# Task directions
Each line from the line with "Clone this chart in matplotlib." to the line with "535, 680, 851]", inclusive, is to be repeated exactly; no other line and no picture belongs in the copy.

***** Given data *****

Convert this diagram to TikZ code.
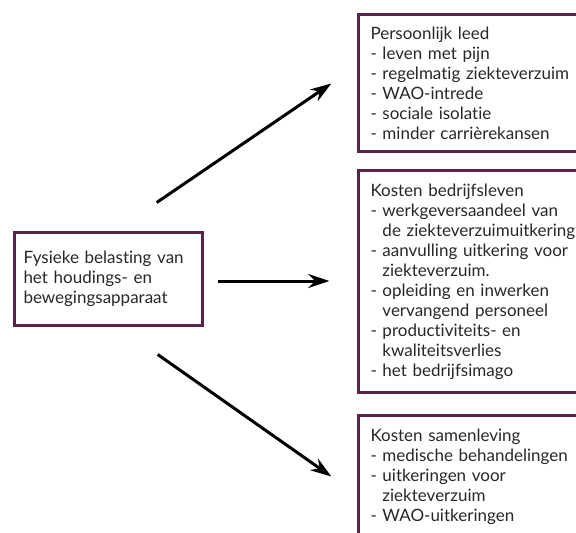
\documentclass[tikz,border=0pt]{standalone}
\usepackage{fontspec}
\setmainfont{Lato}[Ligatures={NoCommon,NoRare}]
\usetikzlibrary{arrows.meta}
\pgfdeclarelayer{edgelayer}
\pgfdeclarelayer{nodelayer}
\pgfsetlayers{edgelayer,nodelayer,main}
\definecolor{boxrand}{RGB}{88,36,74}
\definecolor{tekst}{RGB}{40,40,40}
\newcommand{\inspring}{\leavevmode\phantom{- }}
\tikzstyle{none}=[inner sep=0pt]
\tikzstyle{box}=[rectangle,draw=boxrand,line width=3pt,fill=white,text=tekst,align=left,inner xsep=9pt,font=\fontsize{17}{20}\selectfont]
\tikzstyle{listbox}=[box,text width=236pt,inner xsep=12pt,minimum width=260pt]
\tikzstyle{pijl}=[-{Stealth[length=21pt,width=14pt]},draw=black,line width=3pt]

\begin{document}
\begin{tikzpicture}[x=1pt,y=1pt]
	\useasboundingbox (0, 0) rectangle (576, -533);
	\begin{pgfonlayer}{nodelayer}
		\node [style=box, text width=170pt, minimum height=93pt] (0) at (108.5, -279) {Fysieke belasting van\\het houdings- en\\bewegingsapparaat};
		\node [style=listbox, minimum height=137pt] (1) at (488.5, -83) {Persoonlijk leed\\- leven met pijn\\- regelmatig ziekteverzuim\\- WAO-intrede\\- sociale isolatie\\- minder carri\`erekansen};
		\node [style=listbox, minimum height=222pt] (2) at (488.5, -281.5) {Kosten bedrijfsleven\\- werkgeversaandeel van\\\inspring de ziekteverzuimuitkering\\- aanvulling uitkering voor\\\inspring ziekteverzuim.\\- opleiding en inwerken\\\inspring vervangend personeel\\- productiviteits- en\\\inspring kwaliteitsverlies\\- het bedrijfsimago};
		\node [style=listbox, minimum height=123pt] (3) at (488.5, -477) {Kosten samenleving\\- medische behandelingen\\- uitkeringen voor\\\inspring ziekteverzuim\\- WAO-uitkeringen};
		\node [style=none] (4) at (156, -203) {};
		\node [style=none] (5) at (332, -83) {};
		\node [style=none] (6) at (217, -281) {};
		\node [style=none] (7) at (330, -281) {};
		\node [style=none] (8) at (157, -354) {};
		\node [style=none] (9) at (332, -477) {};
	\end{pgfonlayer}
	\begin{pgfonlayer}{edgelayer}
		\draw [style=pijl] (4) to (5);
		\draw [style=pijl] (6) to (7);
		\draw [style=pijl] (8) to (9);
	\end{pgfonlayer}
\end{tikzpicture}
\end{document}
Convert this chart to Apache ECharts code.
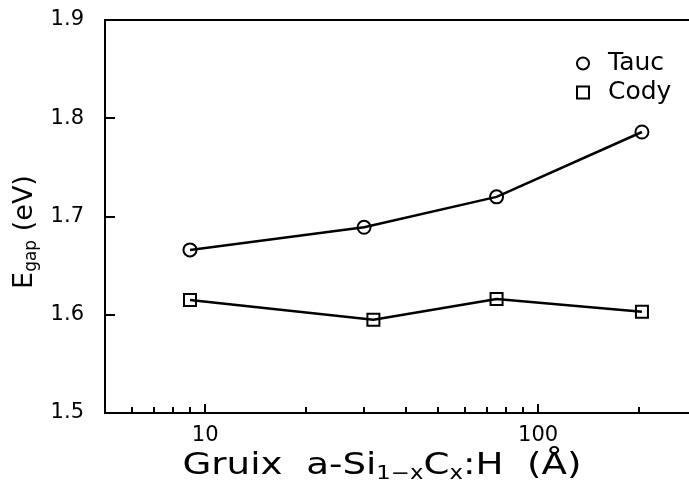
<!DOCTYPE html>
<html>
<head>
<meta charset="utf-8">
<script src="https://cdn.jsdelivr.net/npm/echarts@6/dist/echarts.min.js"></script>
<style>
  html, body { margin: 0; padding: 0; background: #fff; }
  #chart { width: 689px; height: 489px; }
</style>
</head>
<body>
<div id="chart"></div>
<script>
// gruix (Å) i gap (eV) llegits de la figura
const thickTauc = [9, 30, 75, 205];
const gapTauc = [1.666, 1.689, 1.720, 1.786];
const thickCody = [9, 32, 75, 205];
const gapCody = [1.615, 1.595, 1.616, 1.603];

const xMajorTicks = [10, 100];
const xMinorTicks = [5, 6, 7, 8, 9, 20, 30, 40, 50, 60, 70, 80, 90, 200, 300];
const yTicks = [1.5, 1.6, 1.7, 1.8, 1.9];

const FONT = 'DejaVu Sans, sans-serif';

const chart = echarts.init(document.getElementById('chart'));

const markerStyle = { color: 'rgba(0,0,0,0)', borderColor: '#000', borderWidth: 2 };

chart.setOption({
  animation: false,
  textStyle: { fontFamily: FONT, color: '#000' },
  // el marc dret queda fora de la imatge, com a l'original
  grid: {
    left: 105, width: 592, top: 20, bottom: 76,
    outerBoundsMode: 'none', containLabel: false,
    show: true, borderColor: '#000', borderWidth: 2
  },
  legend: {
    orient: 'vertical',
    left: 571,
    top: 46,
    itemWidth: 12,
    itemHeight: 12,
    itemGap: 4,
    itemStyle: { color: 'rgba(0,0,0,0)', borderColor: '#000', borderWidth: 2 },
    textStyle: { fontSize: 25, fontFamily: FONT, color: '#000', padding: [0, 0, 0, 14] },
    data: [{ name: 'Tauc', icon: 'circle' }, { name: 'Cody', icon: 'rect' }]
  },
  xAxis: [
    {
      type: 'log', logBase: 10, min: 5, max: 300,
      axisLine: { lineStyle: { color: '#000', width: 2 } },
      axisTick: { inside: true, length: 6, customValues: xMinorTicks, lineStyle: { color: '#000', width: 2 } },
      axisLabel: { customValues: xMajorTicks, fontSize: 21, margin: 12, color: '#000', fontFamily: FONT },
      splitLine: { show: false }
    },
    {
      type: 'log', logBase: 10, min: 5, max: 300, position: 'bottom',
      axisLine: { show: false },
      axisTick: { inside: true, length: 9, customValues: xMajorTicks, lineStyle: { color: '#000', width: 2 } },
      axisLabel: { show: false },
      splitLine: { show: false }
    }
  ],
  yAxis: {
    type: 'value', min: 1.5, max: 1.9, interval: 0.1,
    axisLine: { show: true, lineStyle: { color: '#000', width: 2 } },
    axisTick: { inside: true, length: 10, customValues: yTicks, lineStyle: { color: '#000', width: 2 } },
    axisLabel: { fontSize: 21, margin: 21, color: '#000', fontFamily: FONT, formatter: v => v.toFixed(1) },
    splitLine: { show: false }
  },
  graphic: [
    {
      type: 'text',
      x: 382, y: 466,
      scaleX: 1.2,
      style: {
        text: 'Gruix  a-Si{s|1−x}C{s|x}:H  (Å)',
        fontFamily: FONT,
        fontSize: 31,
        fill: '#000',
        align: 'center',
        verticalAlign: 'middle',
        rich: { s: { fontSize: 19, fontFamily: FONT, fill: '#000', verticalAlign: 'bottom', padding: [16, 0, 0, 0] } }
      }
    },
    {
      type: 'text',
      x: 25, y: 232,
      rotation: Math.PI / 2,
      style: {
        text: 'E{s|gap} (eV)',
        fontFamily: FONT,
        fontSize: 27,
        fill: '#000',
        align: 'center',
        verticalAlign: 'middle',
        rich: { s: { fontSize: 17, fontFamily: FONT, fill: '#000', verticalAlign: 'bottom', padding: [14, 0, 0, 0] } }
      }
    }
  ],
  series: [
    {
      name: 'Tauc',
      type: 'line',
      symbol: 'circle',
      symbolSize: 13,
      data: thickTauc.map((t, i) => [t, gapTauc[i]]),
      lineStyle: { color: '#000', width: 2.5 },
      itemStyle: markerStyle
    },
    {
      name: 'Cody',
      type: 'line',
      symbol: 'rect',
      symbolSize: 12,
      data: thickCody.map((t, i) => [t, gapCody[i]]),
      lineStyle: { color: '#000', width: 2.5 },
      itemStyle: markerStyle
    }
  ]
});
</script>
</body>
</html>
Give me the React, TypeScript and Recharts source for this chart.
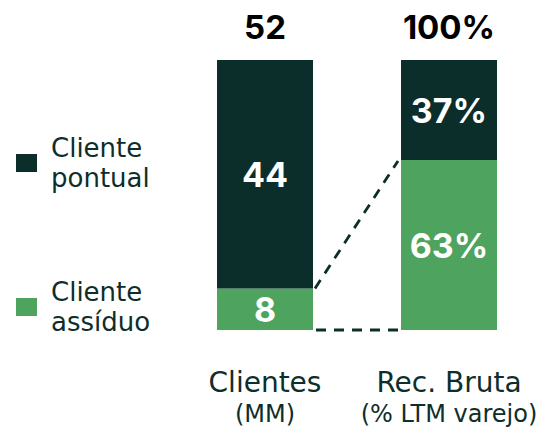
import React from 'react';
import { BarChart, Bar, XAxis, YAxis, LabelList } from 'recharts';

const categories = ['Clientes', 'Rec. Bruta'];
const subtitles = ['(MM)', '(% LTM varejo)'];
const assiduo = [8, 63];
const pontual = [44, 37];
const units = ['', '%'];
const seriesNames = [['Cliente', 'pontual'], ['Cliente', 'assíduo']];

const DARK = '#0c2e2b';
const GREEN = '#4ea35e';
const TEXT = '#0d2e2b';

const W = 543;
const H = 429;
const MARGIN = { top: 60, right: 2, bottom: 0, left: 173 };
const XAXIS_H = 99;
const BAND = (W - MARGIN.left - MARGIN.right) / categories.length;
const NUM_FONT = 'Inter, Roboto, sans-serif';
const TXT_FONT = '"DejaVu Sans", sans-serif';

const data = categories.map((c, i) => ({ cat: c, assiduo: assiduo[i], pontual: pontual[i] }));

const AssiduoShape = (props: any) => {
  const { x, y, width, height, index } = props;
  const rect = <rect x={x} y={y} width={width} height={height} fill={GREEN} />;
  if (index !== 0) return rect;
  const frac0 = assiduo[0] / (assiduo[0] + pontual[0]);
  const full = height / frac0;
  const bottom = y + height;
  const frac1 = assiduo[1] / (assiduo[1] + pontual[1]);
  const rightY = bottom - full * frac1;
  return (
    <g>
      {rect}
      <line x1={x + width + 2} y1={y} x2={x + BAND - 3} y2={rightY + 1} stroke={DARK} strokeWidth={2.8} strokeDasharray="10 8" />
      <line x1={x + width + 3} y1={bottom} x2={x + BAND - 1} y2={bottom} stroke={DARK} strokeWidth={2.8} strokeDasharray="10 8" />
    </g>
  );
};

const innerLabel = (series: number[]) => (p: any) => {
  const { x, y, width, height, index } = p;
  const fs = 34;
  return (
    <text x={x + width / 2} y={y + height / 2 + 0.36 * fs + 1} textAnchor="middle" fill="#ffffff" fontFamily={NUM_FONT} fontWeight={700} fontSize={fs}>
      {series[index]}{units[index]}
    </text>
  );
};

const topLabel = (p: any) => {
  const { x, y, width, index } = p;
  return (
    <text x={x + width / 2} y={y - 21} textAnchor="middle" fill="#000000" fontFamily={NUM_FONT} fontWeight={700} fontSize={33}>
      {assiduo[index] + pontual[index]}{units[index]}
    </text>
  );
};

const CatTick = (p: any) => {
  const { x, y, payload } = p;
  const i = categories.indexOf(payload.value);
  return (
    <g>
      <text x={x} y={y + 62} textAnchor="middle" fill={TEXT} fontFamily={TXT_FONT} fontSize={28}>{payload.value}</text>
      <text x={x} y={y + 92} textAnchor="middle" fill={TEXT} fontFamily={TXT_FONT} fontSize={24}>{subtitles[i]}</text>
    </g>
  );
};

const legendColors = [DARK, GREEN];
const legendTops = [154, 298];

export default function App() {
  return (
    <div style={{ position: 'absolute', left: 0, top: 0, width: W, height: H, background: '#fff' }}>
      <BarChart width={W} height={H} data={data} margin={MARGIN} stackOffset="expand" barSize={96}>
        <XAxis dataKey="cat" height={XAXIS_H} axisLine={false} tickLine={false} tickSize={0} tickMargin={0} tick={<CatTick />} interval={0} />
        <YAxis hide domain={[0, 1]} />
        <Bar dataKey="assiduo" stackId="a" fill={GREEN} shape={<AssiduoShape />} isAnimationActive={false}>
          <LabelList dataKey="assiduo" content={innerLabel(assiduo)} />
        </Bar>
        <Bar dataKey="pontual" stackId="a" fill={DARK} isAnimationActive={false}>
          <LabelList dataKey="pontual" content={innerLabel(pontual)} />
          <LabelList dataKey="pontual" content={topLabel} />
        </Bar>
      </BarChart>
      <svg width={170} height={H} style={{ position: 'absolute', left: 0, top: 0 }}>
        {seriesNames.map((lines, i) => (
          <g key={i}>
            <rect x={16} y={legendTops[i]} width={21} height={18} fill={legendColors[i]} />
            <text x={51} y={legendTops[i] + 3} fill={TEXT} fontFamily={TXT_FONT} fontSize={26}>{lines[0]}</text>
            <text x={51} y={legendTops[i] + 33} fill={TEXT} fontFamily={TXT_FONT} fontSize={26}>{lines[1]}</text>
          </g>
        ))}
      </svg>
    </div>
  );
}
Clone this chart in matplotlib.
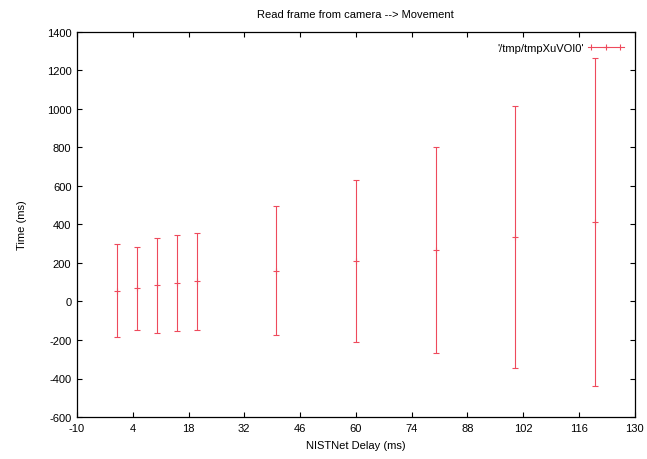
import matplotlib
matplotlib.use("Agg")
import matplotlib.pyplot as plt
from matplotlib.lines import Line2D
from matplotlib.legend_handler import HandlerLine2D, HandlerTuple

# NISTNet delay (ms) vs. mean time and std deviation (ms)
delay = [0, 5, 10, 15, 20, 40, 60, 80, 100, 120]
mean_time = [57, 69, 84, 96, 105, 161, 210, 270, 337, 413]
std_time = [240, 215, 247, 249, 252, 333, 420, 535, 680, 851]

xticks = [-10, 4, 18, 32, 46, 60, 74, 88, 102, 116, 130]
yticks = [-600, -400, -200, 0, 200, 400, 600, 800, 1000, 1200, 1400]

plt.rcParams['font.family'] = ['Liberation Sans', 'DejaVu Sans']
plt.rcParams['font.size'] = 8
plt.rcParams['axes.unicode_minus'] = False

red = '#ee4a5c'

fig = plt.figure(figsize=(6.47, 4.6), dpi=100)
ax = fig.add_axes([0.119, 0.0913, 0.862, 0.837])

ax.errorbar(delay, mean_time, yerr=std_time, fmt='+', color=red,
            ecolor=red, elinewidth=0.8, capsize=2.5, capthick=0.8,
            markersize=5, markeredgewidth=0.8)

ax.set_xlim(-10, 130)
ax.set_ylim(-600, 1400)
ax.set_xticks(xticks)
ax.set_yticks(yticks)
ax.tick_params(direction='in', length=3.5, width=0.8, top=True, right=True,
               labelsize=8, pad=4)
for s in ax.spines.values():
    s.set_linewidth(0.9)

ax.set_title('Read frame from camera --> Movement', fontsize=8, pad=11)
ax.set_xlabel('NISTNet Delay (ms)', fontsize=8, labelpad=5)
ax.set_ylabel('Time (ms)', fontsize=8, labelpad=14)

# gnuplot style key: horizontal bar with end caps and a point in the middle
line_part = Line2D([], [], color=red, lw=0.8, marker='+', markersize=5,
                   markeredgewidth=0.8)
cap_part = Line2D([], [], color=red, lw=0, marker='|', markersize=5,
                  markeredgewidth=0.8)
leg = ax.legend([(line_part, cap_part)], ["'/tmp/tmpXuVOI0'"],
                handler_map={line_part: HandlerLine2D(numpoints=1),
                             cap_part: HandlerLine2D(numpoints=2),
                             tuple: HandlerTuple(ndivide=1, pad=0)},
                loc='upper right', frameon=False, markerfirst=False,
                handlelength=3.2, handletextpad=0.4, borderaxespad=0.6,
                fontsize=8)

plt.savefig('out.png', dpi=100)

*****

# Expected answer
Clone this chart in matplotlib.
import matplotlib
matplotlib.use("Agg")
import matplotlib.pyplot as plt
from matplotlib.lines import Line2D
from matplotlib.legend_handler import HandlerLine2D, HandlerTuple

# NISTNet delay (ms) vs. mean time and std deviation (ms)
delay = [0, 5, 10, 15, 20, 40, 60, 80, 100, 120]
mean_time = [57, 69, 84, 96, 105, 161, 210, 270, 337, 413]
std_time = [240, 215, 247, 249, 252, 333, 420, 535, 680, 851]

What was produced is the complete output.